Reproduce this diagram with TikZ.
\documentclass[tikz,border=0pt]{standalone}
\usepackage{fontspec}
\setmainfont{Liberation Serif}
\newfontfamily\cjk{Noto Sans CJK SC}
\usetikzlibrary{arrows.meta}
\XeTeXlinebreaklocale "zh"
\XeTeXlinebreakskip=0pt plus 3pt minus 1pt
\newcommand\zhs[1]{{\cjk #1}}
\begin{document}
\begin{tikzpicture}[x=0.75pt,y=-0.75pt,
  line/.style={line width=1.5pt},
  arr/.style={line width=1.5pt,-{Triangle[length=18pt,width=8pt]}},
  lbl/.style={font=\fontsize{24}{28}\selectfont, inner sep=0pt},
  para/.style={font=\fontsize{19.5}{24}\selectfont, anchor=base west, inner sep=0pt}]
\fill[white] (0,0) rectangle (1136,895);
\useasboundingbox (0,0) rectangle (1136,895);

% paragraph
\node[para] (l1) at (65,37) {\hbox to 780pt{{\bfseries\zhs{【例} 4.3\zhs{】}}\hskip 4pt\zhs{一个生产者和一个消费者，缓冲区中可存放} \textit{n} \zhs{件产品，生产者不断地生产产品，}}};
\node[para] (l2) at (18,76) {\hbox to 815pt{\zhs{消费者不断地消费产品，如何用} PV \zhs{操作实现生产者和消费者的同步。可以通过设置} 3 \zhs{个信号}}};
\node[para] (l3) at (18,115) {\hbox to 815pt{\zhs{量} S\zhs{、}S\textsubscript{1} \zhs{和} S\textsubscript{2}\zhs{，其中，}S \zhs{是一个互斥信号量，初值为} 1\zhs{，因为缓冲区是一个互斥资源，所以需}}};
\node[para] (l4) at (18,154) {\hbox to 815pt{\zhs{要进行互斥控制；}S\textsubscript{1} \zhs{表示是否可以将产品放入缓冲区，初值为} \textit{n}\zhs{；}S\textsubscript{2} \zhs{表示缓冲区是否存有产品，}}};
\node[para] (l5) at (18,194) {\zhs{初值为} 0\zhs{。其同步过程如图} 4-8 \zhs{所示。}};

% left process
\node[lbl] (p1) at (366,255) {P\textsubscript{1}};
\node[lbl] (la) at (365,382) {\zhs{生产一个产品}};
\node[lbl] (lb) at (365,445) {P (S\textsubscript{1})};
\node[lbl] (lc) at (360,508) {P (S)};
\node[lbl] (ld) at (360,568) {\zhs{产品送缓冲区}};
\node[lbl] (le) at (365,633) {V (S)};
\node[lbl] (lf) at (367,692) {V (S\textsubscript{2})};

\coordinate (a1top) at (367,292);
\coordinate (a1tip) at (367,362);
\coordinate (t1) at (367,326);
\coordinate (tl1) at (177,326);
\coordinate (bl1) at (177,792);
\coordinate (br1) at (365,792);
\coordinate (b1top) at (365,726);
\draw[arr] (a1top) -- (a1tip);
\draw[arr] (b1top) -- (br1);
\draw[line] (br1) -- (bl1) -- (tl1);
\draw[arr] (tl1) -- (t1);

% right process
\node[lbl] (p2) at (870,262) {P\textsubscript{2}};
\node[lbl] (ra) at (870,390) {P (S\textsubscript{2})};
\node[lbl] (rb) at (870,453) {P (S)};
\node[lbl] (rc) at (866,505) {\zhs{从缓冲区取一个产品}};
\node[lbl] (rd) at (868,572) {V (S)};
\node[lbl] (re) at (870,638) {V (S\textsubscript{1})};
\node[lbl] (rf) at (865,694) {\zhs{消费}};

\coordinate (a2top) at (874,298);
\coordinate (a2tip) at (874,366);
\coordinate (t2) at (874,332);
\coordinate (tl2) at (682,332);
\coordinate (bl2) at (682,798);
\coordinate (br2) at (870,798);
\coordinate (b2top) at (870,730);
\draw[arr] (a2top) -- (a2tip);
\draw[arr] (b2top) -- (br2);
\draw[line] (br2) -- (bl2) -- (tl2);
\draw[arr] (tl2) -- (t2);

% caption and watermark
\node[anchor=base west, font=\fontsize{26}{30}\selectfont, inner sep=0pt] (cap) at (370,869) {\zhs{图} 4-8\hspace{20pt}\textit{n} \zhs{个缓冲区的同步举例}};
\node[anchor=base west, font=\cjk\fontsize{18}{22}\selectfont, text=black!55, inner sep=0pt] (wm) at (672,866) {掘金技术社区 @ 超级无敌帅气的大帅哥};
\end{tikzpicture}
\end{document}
· · · · ·
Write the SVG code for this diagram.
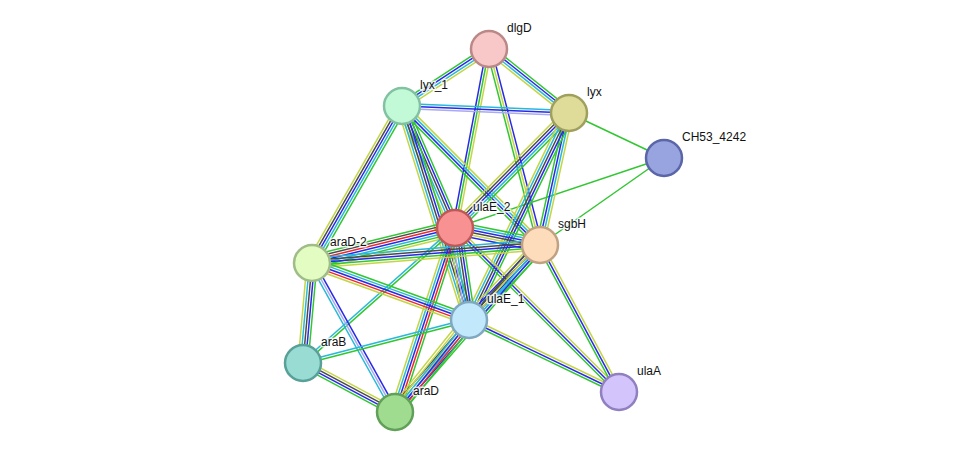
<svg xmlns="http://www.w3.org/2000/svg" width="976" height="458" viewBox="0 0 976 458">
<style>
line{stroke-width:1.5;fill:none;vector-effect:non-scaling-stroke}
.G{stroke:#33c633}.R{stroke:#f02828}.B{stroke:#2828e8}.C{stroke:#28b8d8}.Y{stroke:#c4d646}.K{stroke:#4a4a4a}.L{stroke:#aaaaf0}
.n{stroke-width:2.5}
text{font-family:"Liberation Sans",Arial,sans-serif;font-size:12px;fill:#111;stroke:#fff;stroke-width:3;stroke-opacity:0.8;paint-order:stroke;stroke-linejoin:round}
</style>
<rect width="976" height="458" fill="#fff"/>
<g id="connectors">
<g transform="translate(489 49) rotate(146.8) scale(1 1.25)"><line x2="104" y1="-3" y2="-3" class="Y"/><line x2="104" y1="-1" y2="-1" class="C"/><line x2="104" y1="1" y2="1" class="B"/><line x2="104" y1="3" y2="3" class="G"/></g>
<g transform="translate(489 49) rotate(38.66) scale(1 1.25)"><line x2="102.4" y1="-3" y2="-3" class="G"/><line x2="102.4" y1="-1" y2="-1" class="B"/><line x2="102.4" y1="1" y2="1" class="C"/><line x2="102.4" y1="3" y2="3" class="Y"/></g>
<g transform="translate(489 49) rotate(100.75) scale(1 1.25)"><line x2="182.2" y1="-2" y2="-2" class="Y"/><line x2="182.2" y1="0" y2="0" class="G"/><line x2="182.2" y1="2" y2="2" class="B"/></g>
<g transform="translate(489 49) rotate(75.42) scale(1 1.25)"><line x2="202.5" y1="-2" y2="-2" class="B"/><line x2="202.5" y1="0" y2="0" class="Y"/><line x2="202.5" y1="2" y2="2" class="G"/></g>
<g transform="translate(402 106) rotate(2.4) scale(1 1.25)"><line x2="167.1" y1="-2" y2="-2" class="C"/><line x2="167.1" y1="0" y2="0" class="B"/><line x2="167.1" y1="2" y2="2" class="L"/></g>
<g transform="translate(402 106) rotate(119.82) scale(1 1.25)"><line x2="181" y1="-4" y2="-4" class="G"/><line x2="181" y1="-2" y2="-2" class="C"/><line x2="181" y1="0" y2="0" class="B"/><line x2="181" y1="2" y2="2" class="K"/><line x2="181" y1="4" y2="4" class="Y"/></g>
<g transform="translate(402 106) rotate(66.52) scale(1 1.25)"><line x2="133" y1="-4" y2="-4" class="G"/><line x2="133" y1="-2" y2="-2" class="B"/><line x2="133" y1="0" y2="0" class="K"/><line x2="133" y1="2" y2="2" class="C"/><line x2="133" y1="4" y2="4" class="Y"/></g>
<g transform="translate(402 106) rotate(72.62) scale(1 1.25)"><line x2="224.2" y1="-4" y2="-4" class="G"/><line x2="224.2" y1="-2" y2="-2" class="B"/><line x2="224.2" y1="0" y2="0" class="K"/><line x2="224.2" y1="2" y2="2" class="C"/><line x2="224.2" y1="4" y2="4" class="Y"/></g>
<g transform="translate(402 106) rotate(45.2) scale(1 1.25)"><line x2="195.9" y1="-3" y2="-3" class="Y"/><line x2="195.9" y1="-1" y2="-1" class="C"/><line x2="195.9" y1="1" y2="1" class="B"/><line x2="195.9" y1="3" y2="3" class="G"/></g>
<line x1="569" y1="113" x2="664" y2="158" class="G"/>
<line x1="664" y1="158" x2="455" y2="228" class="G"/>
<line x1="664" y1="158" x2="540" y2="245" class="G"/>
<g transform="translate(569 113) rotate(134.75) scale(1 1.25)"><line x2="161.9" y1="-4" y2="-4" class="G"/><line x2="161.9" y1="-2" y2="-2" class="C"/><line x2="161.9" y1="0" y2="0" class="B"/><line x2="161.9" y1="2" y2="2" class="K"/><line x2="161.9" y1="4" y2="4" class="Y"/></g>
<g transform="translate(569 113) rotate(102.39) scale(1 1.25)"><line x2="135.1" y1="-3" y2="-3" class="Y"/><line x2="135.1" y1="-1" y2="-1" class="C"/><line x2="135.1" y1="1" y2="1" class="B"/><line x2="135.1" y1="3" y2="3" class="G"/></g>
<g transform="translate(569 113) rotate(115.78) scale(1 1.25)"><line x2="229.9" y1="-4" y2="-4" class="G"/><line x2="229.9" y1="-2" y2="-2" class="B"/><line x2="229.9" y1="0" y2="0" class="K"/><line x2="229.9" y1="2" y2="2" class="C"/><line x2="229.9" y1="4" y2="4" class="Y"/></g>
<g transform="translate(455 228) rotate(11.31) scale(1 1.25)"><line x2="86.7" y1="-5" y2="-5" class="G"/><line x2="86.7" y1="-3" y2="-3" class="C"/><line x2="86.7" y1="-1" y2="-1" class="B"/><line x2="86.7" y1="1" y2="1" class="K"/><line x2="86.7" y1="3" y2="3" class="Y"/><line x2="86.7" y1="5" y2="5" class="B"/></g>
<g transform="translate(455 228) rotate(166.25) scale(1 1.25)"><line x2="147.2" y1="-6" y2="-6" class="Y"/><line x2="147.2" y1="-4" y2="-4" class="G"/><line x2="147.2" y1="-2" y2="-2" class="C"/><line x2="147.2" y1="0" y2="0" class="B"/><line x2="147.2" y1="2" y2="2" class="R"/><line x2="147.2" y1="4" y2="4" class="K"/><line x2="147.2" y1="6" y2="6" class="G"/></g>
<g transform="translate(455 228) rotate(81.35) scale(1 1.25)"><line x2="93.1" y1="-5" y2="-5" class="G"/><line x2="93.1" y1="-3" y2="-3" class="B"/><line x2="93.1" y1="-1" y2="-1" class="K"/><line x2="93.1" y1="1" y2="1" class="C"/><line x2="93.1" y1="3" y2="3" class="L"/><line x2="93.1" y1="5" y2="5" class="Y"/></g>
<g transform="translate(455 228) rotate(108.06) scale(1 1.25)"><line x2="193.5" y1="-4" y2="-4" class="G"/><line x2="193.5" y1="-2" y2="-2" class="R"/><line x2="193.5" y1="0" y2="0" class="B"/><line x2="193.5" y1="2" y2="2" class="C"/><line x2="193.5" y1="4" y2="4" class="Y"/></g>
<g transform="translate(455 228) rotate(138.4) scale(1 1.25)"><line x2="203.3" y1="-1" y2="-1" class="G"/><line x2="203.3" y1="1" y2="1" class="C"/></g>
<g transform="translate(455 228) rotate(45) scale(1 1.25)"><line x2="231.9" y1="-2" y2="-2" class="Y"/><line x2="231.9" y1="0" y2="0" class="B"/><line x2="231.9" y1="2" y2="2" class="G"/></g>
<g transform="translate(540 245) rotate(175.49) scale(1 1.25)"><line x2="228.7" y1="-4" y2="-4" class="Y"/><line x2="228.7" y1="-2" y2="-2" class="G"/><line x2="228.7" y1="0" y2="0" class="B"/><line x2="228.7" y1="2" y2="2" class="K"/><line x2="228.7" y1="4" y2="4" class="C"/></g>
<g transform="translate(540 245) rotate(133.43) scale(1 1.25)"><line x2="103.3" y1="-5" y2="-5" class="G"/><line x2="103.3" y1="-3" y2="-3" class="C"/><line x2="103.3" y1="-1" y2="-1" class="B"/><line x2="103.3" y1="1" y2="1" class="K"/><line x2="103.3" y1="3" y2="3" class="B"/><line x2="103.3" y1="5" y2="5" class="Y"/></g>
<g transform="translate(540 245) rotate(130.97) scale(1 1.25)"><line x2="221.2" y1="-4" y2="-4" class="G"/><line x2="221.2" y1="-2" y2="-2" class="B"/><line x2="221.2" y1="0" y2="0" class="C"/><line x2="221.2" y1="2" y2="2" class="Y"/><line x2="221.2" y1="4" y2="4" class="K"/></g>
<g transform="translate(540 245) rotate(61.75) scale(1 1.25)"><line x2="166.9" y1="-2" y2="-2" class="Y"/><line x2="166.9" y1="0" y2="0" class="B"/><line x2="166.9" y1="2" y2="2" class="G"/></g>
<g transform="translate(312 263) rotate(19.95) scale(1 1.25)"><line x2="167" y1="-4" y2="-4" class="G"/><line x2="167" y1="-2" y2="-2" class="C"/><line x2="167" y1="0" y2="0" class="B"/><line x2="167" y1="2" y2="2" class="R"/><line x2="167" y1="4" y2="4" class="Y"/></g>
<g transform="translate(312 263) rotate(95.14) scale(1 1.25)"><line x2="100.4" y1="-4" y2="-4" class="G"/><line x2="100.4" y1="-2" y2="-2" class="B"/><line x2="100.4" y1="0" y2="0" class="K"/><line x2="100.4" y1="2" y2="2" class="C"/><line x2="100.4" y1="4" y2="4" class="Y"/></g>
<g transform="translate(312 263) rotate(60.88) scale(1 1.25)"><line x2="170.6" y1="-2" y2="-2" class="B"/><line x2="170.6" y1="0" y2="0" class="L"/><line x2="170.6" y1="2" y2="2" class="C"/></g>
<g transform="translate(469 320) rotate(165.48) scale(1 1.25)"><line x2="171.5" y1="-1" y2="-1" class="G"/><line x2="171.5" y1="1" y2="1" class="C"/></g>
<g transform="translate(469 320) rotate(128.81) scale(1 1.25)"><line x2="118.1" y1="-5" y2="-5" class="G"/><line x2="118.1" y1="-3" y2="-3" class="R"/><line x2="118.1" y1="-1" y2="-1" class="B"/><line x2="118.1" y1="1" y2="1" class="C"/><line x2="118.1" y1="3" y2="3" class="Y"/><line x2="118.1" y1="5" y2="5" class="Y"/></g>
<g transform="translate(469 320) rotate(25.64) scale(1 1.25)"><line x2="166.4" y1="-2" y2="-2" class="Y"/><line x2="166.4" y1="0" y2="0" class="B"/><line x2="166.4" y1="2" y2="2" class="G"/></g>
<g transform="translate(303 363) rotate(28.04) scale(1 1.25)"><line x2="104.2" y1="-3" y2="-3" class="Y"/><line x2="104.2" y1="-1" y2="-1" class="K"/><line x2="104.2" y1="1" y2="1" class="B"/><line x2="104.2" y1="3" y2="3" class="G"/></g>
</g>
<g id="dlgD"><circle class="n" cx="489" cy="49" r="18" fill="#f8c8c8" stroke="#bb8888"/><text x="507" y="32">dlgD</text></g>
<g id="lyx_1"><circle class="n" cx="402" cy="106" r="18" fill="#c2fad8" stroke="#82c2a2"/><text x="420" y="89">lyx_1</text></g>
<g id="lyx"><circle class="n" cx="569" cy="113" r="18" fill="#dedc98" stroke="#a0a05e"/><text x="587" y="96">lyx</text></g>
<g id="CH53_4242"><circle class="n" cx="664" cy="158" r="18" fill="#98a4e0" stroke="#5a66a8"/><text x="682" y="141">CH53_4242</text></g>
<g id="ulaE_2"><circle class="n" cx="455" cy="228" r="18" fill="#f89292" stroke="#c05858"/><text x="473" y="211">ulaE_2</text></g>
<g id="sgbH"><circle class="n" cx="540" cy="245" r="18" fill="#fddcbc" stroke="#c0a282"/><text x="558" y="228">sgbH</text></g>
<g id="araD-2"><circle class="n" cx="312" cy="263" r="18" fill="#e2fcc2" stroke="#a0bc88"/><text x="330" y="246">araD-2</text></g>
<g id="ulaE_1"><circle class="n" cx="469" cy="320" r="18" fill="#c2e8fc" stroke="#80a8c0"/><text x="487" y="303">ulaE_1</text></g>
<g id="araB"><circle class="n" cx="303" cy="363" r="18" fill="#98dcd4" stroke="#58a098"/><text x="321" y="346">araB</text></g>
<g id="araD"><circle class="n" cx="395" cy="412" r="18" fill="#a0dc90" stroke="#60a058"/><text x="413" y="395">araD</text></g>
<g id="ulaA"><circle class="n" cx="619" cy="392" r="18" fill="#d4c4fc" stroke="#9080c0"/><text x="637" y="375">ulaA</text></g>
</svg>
· · · · ·
**Set problem**
Write down exactly the span of lines above from the one containing "Reproduce this diagram with TikZ." to the one containing "(tl1) -- (t1);", both ends included.

**Result of the task**
Reproduce this diagram with TikZ.
\documentclass[tikz,border=0pt]{standalone}
\usepackage{fontspec}
\setmainfont{Liberation Serif}
\newfontfamily\cjk{Noto Sans CJK SC}
\usetikzlibrary{arrows.meta}
\XeTeXlinebreaklocale "zh"
\XeTeXlinebreakskip=0pt plus 3pt minus 1pt
\newcommand\zhs[1]{{\cjk #1}}
\begin{document}
\begin{tikzpicture}[x=0.75pt,y=-0.75pt,
  line/.style={line width=1.5pt},
  arr/.style={line width=1.5pt,-{Triangle[length=18pt,width=8pt]}},
  lbl/.style={font=\fontsize{24}{28}\selectfont, inner sep=0pt},
  para/.style={font=\fontsize{19.5}{24}\selectfont, anchor=base west, inner sep=0pt}]
\fill[white] (0,0) rectangle (1136,895);
\useasboundingbox (0,0) rectangle (1136,895);

% paragraph
\node[para] (l1) at (65,37) {\hbox to 780pt{{\bfseries\zhs{【例} 4.3\zhs{】}}\hskip 4pt\zhs{一个生产者和一个消费者，缓冲区中可存放} \textit{n} \zhs{件产品，生产者不断地生产产品，}}};
\node[para] (l2) at (18,76) {\hbox to 815pt{\zhs{消费者不断地消费产品，如何用} PV \zhs{操作实现生产者和消费者的同步。可以通过设置} 3 \zhs{个信号}}};
\node[para] (l3) at (18,115) {\hbox to 815pt{\zhs{量} S\zhs{、}S\textsubscript{1} \zhs{和} S\textsubscript{2}\zhs{，其中，}S \zhs{是一个互斥信号量，初值为} 1\zhs{，因为缓冲区是一个互斥资源，所以需}}};
\node[para] (l4) at (18,154) {\hbox to 815pt{\zhs{要进行互斥控制；}S\textsubscript{1} \zhs{表示是否可以将产品放入缓冲区，初值为} \textit{n}\zhs{；}S\textsubscript{2} \zhs{表示缓冲区是否存有产品，}}};
\node[para] (l5) at (18,194) {\zhs{初值为} 0\zhs{。其同步过程如图} 4-8 \zhs{所示。}};

% left process
\node[lbl] (p1) at (366,255) {P\textsubscript{1}};
\node[lbl] (la) at (365,382) {\zhs{生产一个产品}};
\node[lbl] (lb) at (365,445) {P (S\textsubscript{1})};
\node[lbl] (lc) at (360,508) {P (S)};
\node[lbl] (ld) at (360,568) {\zhs{产品送缓冲区}};
\node[lbl] (le) at (365,633) {V (S)};
\node[lbl] (lf) at (367,692) {V (S\textsubscript{2})};

\coordinate (a1top) at (367,292);
\coordinate (a1tip) at (367,362);
\coordinate (t1) at (367,326);
\coordinate (tl1) at (177,326);
\coordinate (bl1) at (177,792);
\coordinate (br1) at (365,792);
\coordinate (b1top) at (365,726);
\draw[arr] (a1top) -- (a1tip);
\draw[arr] (b1top) -- (br1);
\draw[line] (br1) -- (bl1) -- (tl1);
\draw[arr] (tl1) -- (t1);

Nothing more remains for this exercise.